OADB-Net: an Occlusion-Aware Dual-Branch Network for Pedestrian Detection
Jun Li,Tong Chen,Kangyou Ji,Qiming Li
DOI: https://doi.org/10.1109/tits.2024.3495814
IF: 8.5
2024-01-01
IEEE Transactions on Intelligent Transportation Systems
Abstract:With the advancements in deep learning, detecting occluded pedestrians has become a focal point of research. Extracting pedestrian parts has proven to be an effective solution for handling occlusion. However, existing methods mainly rely on Region Proposal Networks (RPNs) for the part feature extraction. These RPNs-based methods suffer from limitations such as complex structures and limited receptive fields, which hinder their ability to capture global dependency information. To overcome these challenges, we propose a simple but effective Occlusion-Aware Dual-Branch Network (OADB-Net) based on an anchor-free framework for pedestrian detection in crowded scenes.
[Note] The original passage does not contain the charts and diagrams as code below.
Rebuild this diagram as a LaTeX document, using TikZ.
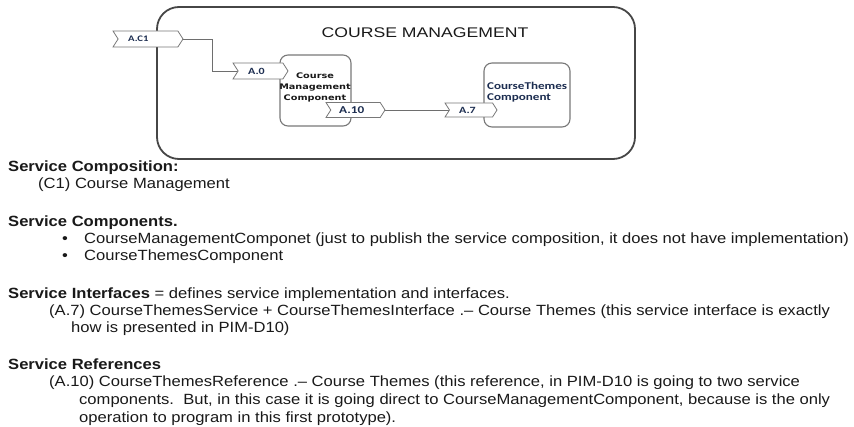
\documentclass[tikz,border=0pt]{standalone}
\usepackage{fontspec}
\setmainfont[FakeStretch=1.12]{Liberation Sans}
\newfontfamily\titlefont[FakeStretch=1.26]{Liberation Sans}
\newfontfamily\tagfont[FakeStretch=1.26]{Carlito}
\newfontfamily\compfont[FakeStretch=1.26]{DejaVu Sans}
\usetikzlibrary{shapes.symbols}

\definecolor{framecol}{RGB}{70,70,70}
\definecolor{boxcol}{RGB}{120,120,120}
\definecolor{wirecol}{RGB}{110,110,110}
\definecolor{navy}{RGB}{28,45,80}
\definecolor{inkcol}{RGB}{25,25,25}

\tikzset{
  outerbox/.style={draw=framecol, line width=1.8pt, rounded corners=22pt, inner sep=0pt},
  compbox/.style={draw=boxcol, line width=1.1pt, fill=white, rounded corners=8pt, inner sep=0pt},
  tagbox/.style={shape=signal, signal from=west, signal to=east, signal pointer angle=115,
                 draw=boxcol, line width=0.8pt, fill=white, inner sep=0pt, minimum height=16pt},
  taglabel/.style={anchor=west, inner sep=0pt, text=navy,
                   font=\tagfont\bfseries\fontsize{9.5}{11}\selectfont},
  wire/.style={draw=wirecol, line width=0.9pt},
  bodyline/.style={anchor=base west, inner sep=0pt, text=inkcol,
                   font=\fontsize{14.8}{17}\selectfont},
}

\begin{document}
\begin{tikzpicture}[x=1pt, y=-1pt]
\useasboundingbox (0,0) rectangle (854,427);

% composition frame and its title
\node[outerbox, minimum width=478pt, minimum height=152pt] (frame) at (396,83) {};
\node[inner sep=0pt, text=inkcol, font=\titlefont\fontsize{14}{16}\selectfont] (title) at (425,33) {COURSE MANAGEMENT};

% wires between the interface tags
\coordinate (bend) at (212,39);
\coordinate (tC1c) at (148,39);
\coordinate (tA0c) at (260.5,71);
\draw[wire] (tC1c) -- (bend) |- (tA0c);
\coordinate (tA10c) at (355.5,110);
\coordinate (tA7c) at (471,110);
\draw[wire] (tA10c) -- (tA7c);

% components
\node[compbox, minimum width=71pt, minimum height=71pt] (cmc) at (315.5,90.5) {};
\node[compbox, minimum width=86pt, minimum height=64pt] (ctc) at (527,95) {};

% interface tags
\node[tagbox, minimum width=70pt] (tC1) at (tC1c) {};
\node[tagbox, minimum width=55pt] (tA0) at (tA0c) {};
\node[tagbox, minimum width=59pt, minimum height=15pt] (tA10) at (tA10c) {};
\node[tagbox, minimum width=52pt, minimum height=14pt] (tA7) at (tA7c) {};

\node[taglabel, font=\tagfont\bfseries\fontsize{8.5}{10}\selectfont] (lC1) at (128,39) {A.C1};
\node[taglabel] (lA0) at (248,71) {A.0};
\node[taglabel, font=\tagfont\bfseries\fontsize{10.5}{12}\selectfont] (lA10) at (339,110) {A.10};
\node[taglabel] (lA7) at (459,110.5) {A.7};

% component names
\node[inner sep=0pt, align=center, text=inkcol,
      font=\compfont\bfseries\fontsize{7.7}{11}\selectfont] (cmcname) at (315,87)
      {Course\\Management\\Component};
\node[anchor=west, inner sep=0pt, align=left, text=navy,
      font=\tagfont\bfseries\fontsize{10.4}{11}\selectfont] (ctcname) at (487,92.5)
      {CourseThemes\\Component};

% description
\node[bodyline] (t1) at (8,172) {\bfseries Service Composition:};
\node[bodyline] (t2) at (38,189) {(C1) Course Management};
\node[bodyline] (t3) at (8,227) {\bfseries Service Components.};
\node[bodyline] (bul1) at (62,244) {•};
\node[bodyline] (t4) at (84,244) {CourseManagementComponet (just to publish the service composition, it does not have implementation)};
\node[bodyline] (bul2) at (62,261) {•};
\node[bodyline] (t5) at (84,261) {CourseThemesComponent};
\node[bodyline] (t6) at (8,299) {{\bfseries Service Interfaces} = defines service implementation and interfaces.};
\node[bodyline] (t7) at (49,316) {(A.7) CourseThemesService + CourseThemesInterface .– Course Themes (this service interface is exactly};
\node[bodyline] (t8) at (71,333) {how is presented in PIM-D10)};
\node[bodyline] (t9) at (8,370) {\bfseries Service References};
\node[bodyline] (t10) at (49,387) {(A.10) CourseThemesReference .– Course Themes (this reference, in PIM-D10 is going to two service};
\node[bodyline] (t11) at (79,404.5) {components.\ \ But, in this case it is going direct to CourseManagementComponent, because is the only};
\node[bodyline] (t12) at (79,422) {operation to program in this first prototype).};
\end{tikzpicture}
\end{document}
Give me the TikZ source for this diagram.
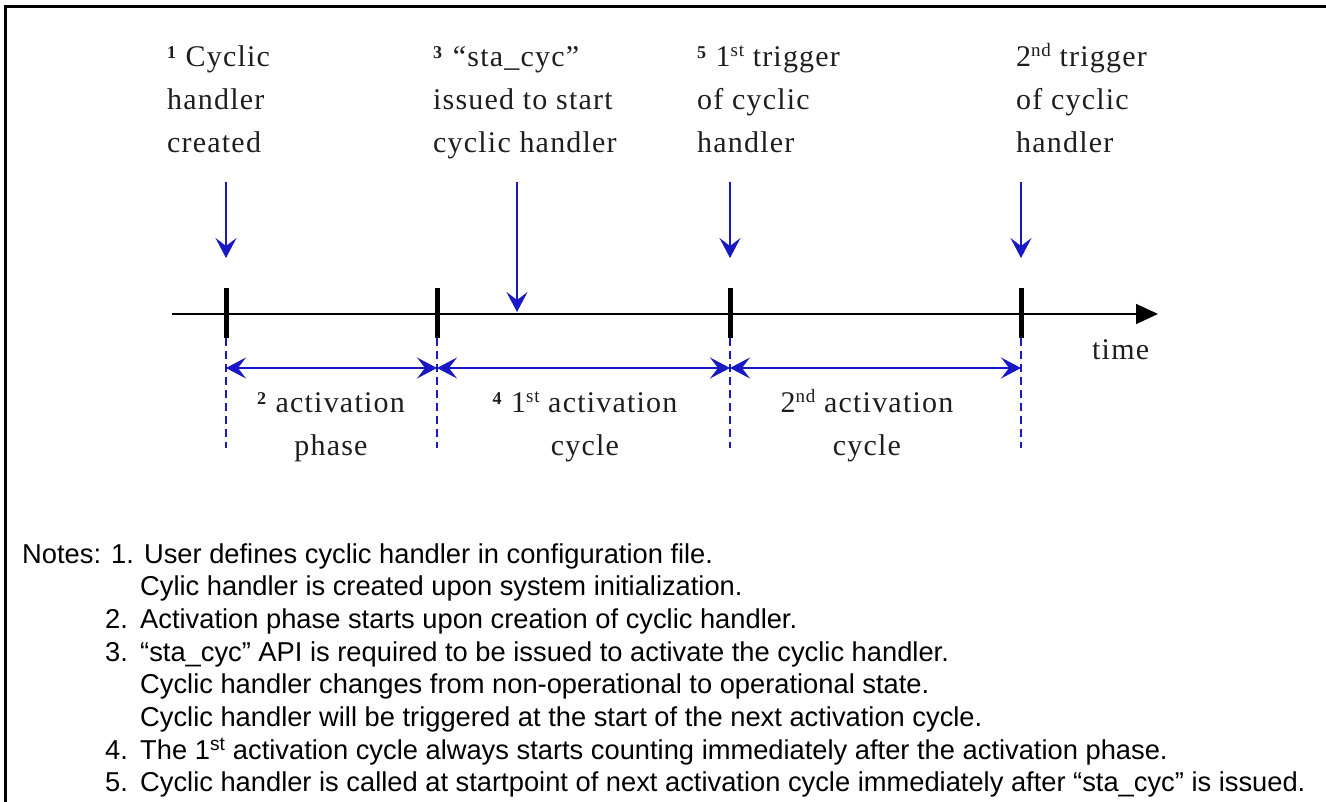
\documentclass[tikz,border=0pt]{standalone}
\usepackage{fontspec}
\setmainfont{Liberation Serif}[LetterSpace=4.0]
\newfontfamily\notefont{Liberation Sans}
\usetikzlibrary{arrows.meta}

\definecolor{lineblue}{RGB}{24,24,196}
\definecolor{inkgray}{RGB}{30,30,30}

% bold step number and ordinal suffix, both raised to cap height
\newcommand\stepno[1]{\raisebox{8.5pt}{\fontsize{18}{18}\selectfont\textbf{#1}}}
\newcommand\ordsfx[1]{\raisebox{10.5pt}{\fontsize{19}{19}\selectfont #1}}

\begin{document}
\begin{tikzpicture}[x=1pt,y=-1pt,
  lbl/.style={inner sep=0pt, text=inkgray, font=\fontsize{30}{43}\selectfont},
  note/.style={inner sep=0pt, anchor=base west, font=\notefont\fontsize{27.3}{30}\selectfont},
  pointer/.style={draw=lineblue, line width=1.4pt, -{Stealth[length=20pt,width=21pt,inset=8pt]}},
  span/.style={draw=lineblue, line width=1.4pt,
    {Stealth[length=20pt,width=21pt,inset=8pt]}-{Stealth[length=20pt,width=21pt,inset=8pt]}},
  guide/.style={draw=lineblue, line width=1.3pt, dash pattern=on 8pt off 5pt},
  tickmark/.style={draw=black, line width=5pt},
  axis/.style={draw=black, line width=1.5pt, -{Triangle[length=22pt,width=20pt]}},
  frameline/.style={draw=black, line width=3pt}]

\useasboundingbox (0,0) rectangle (1326,802);
\fill[white] (0,0) rectangle (1326,802);

% frame
\coordinate (fbl) at (5,802);
\coordinate (ftl) at (5,7);
\coordinate (ftr) at (1326,7);
\draw[frameline] (fbl) -- (ftl) -- (ftr);

% time axis
\coordinate (axs) at (172,314);
\coordinate (axe) at (1158,314);
\draw[axis] (axs) -- (axe);

% event ticks with guides below
\foreach \n/\x in {1/226,2/437,3/730,4/1021}{
  \coordinate (tt\n) at (\x,288);
  \coordinate (tb\n) at (\x,338);
  \coordinate (gb\n) at (\x,448);
  \coordinate (sp\n) at (\x,368);
  \draw[tickmark] (tt\n) -- (tb\n);
  \draw[guide] (tb\n) -- (gb\n);
}

% event labels
\node[lbl, anchor=base west] (ev1) at (167,67)
  {\begin{tabular}[t]{@{}l@{}}\stepno{1} Cyclic\\handler\\created\end{tabular}};
\node[lbl, anchor=base west] (ev3) at (433,67)
  {\begin{tabular}[t]{@{}l@{}}\stepno{3}\hspace{10pt}“sta\_cyc”\\issued to start\\cyclic handler\end{tabular}};
\node[lbl, anchor=base west] (ev5) at (697,67)
  {\begin{tabular}[t]{@{}l@{}}\stepno{5} 1\ordsfx{st} trigger\\of cyclic\\handler\end{tabular}};
\node[lbl, anchor=base west] (ev6) at (1016,67)
  {\begin{tabular}[t]{@{}l@{}}2\ordsfx{nd} trigger\\of cyclic\\handler\end{tabular}};

% event pointers
\coordinate (p1a) at (226,182); \coordinate (p1b) at (226,258);
\coordinate (p3a) at (517,182); \coordinate (p3b) at (517,312);
\coordinate (p5a) at (730,182); \coordinate (p5b) at (730,258);
\coordinate (p6a) at (1021,182); \coordinate (p6b) at (1021,258);
\draw[pointer] (p1a) -- (p1b);
\draw[pointer] (p3a) -- (p3b);
\draw[pointer] (p5a) -- (p5b);
\draw[pointer] (p6a) -- (p6b);

% interval spans
\draw[span] (sp1) -- (sp2);
\draw[span] (sp2) -- (sp3);
\draw[span] (sp3) -- (sp4);

% interval labels
\node[lbl, anchor=base] (iv2) at (331,413)
  {\begin{tabular}[t]{@{}c@{}}\stepno{2} activation\\phase\end{tabular}};
\node[lbl, anchor=base] (iv4) at (585,413)
  {\begin{tabular}[t]{@{}c@{}}\stepno{4} 1\ordsfx{st} activation\\cycle\end{tabular}};
\node[lbl, anchor=base] (iv7) at (867,413)
  {\begin{tabular}[t]{@{}c@{}}2\ordsfx{nd} activation\\cycle\end{tabular}};
\node[lbl, anchor=base west] (tm) at (1092,360) {time};

% notes
\node[note] (n0) at (22,563) {Notes: 1. User defines cyclic handler in configuration file.};
\node[note] (n1) at (140,595.7) {Cylic handler is created upon system initialization.};
\node[note] (k2) at (105,628.4) {2.};
\node[note] (n2) at (140,628.4) {Activation phase starts upon creation of cyclic handler.};
\node[note] (k3) at (105,661.1) {3.};
\node[note] (n3) at (140,661.1) {“sta\_cyc” API is required to be issued to activate the cyclic handler.};
\node[note] (n3b) at (140,693.8) {Cyclic handler changes from non-operational to operational state.};
\node[note] (n3c) at (140,726.5) {Cyclic handler will be triggered at the start of the next activation cycle.};
\node[note] (k4) at (105,759.2) {4.};
\node[note] (n4) at (140,759.2) {The 1\textsuperscript{st} activation cycle always starts counting immediately after the activation phase.};
\node[note] (k5) at (105,791.9) {5.};
\node[note] (n5) at (140,791.9) {Cyclic handler is called at startpoint of next activation cycle immediately after “sta\_cyc” is issued.};

\end{tikzpicture}
\end{document}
Specifically, we design a dual-branch occlusion-aware detection head, consisting of a full-body detection branch and a head-shoulder detection branch, to address the occlusion issue in crowded scenes. The head-shoulder detection branch to handle heavily occluded instances and the full-body branch to focus on non-heavily occluded instances. Furthermore, we propose a Cross-Layer Non-Local Module (CLNL-Module), which captures long-range dependencies across feature layers, to effectively differentiate the relationship between pedestrian body and body parts while integrating essential features for more accurate and discriminative pedestrian representation. This strengthens the connections between the dual detection branches and enhances the responses of their respective center heatmaps. Our OADB-Net leverages part and full-body features to handle pedestrians with varying degrees of occlusion, while avoiding the limitations of RPNs-based methods. In heavy occlusion settings, OADB-Net achieves the average miss rates of 39.9%, 26.8%, and 43.1% on the Citypersons, Caltech, and CrowdHuman datasets, respectively, and demonstrates superior performance in traffic scenes.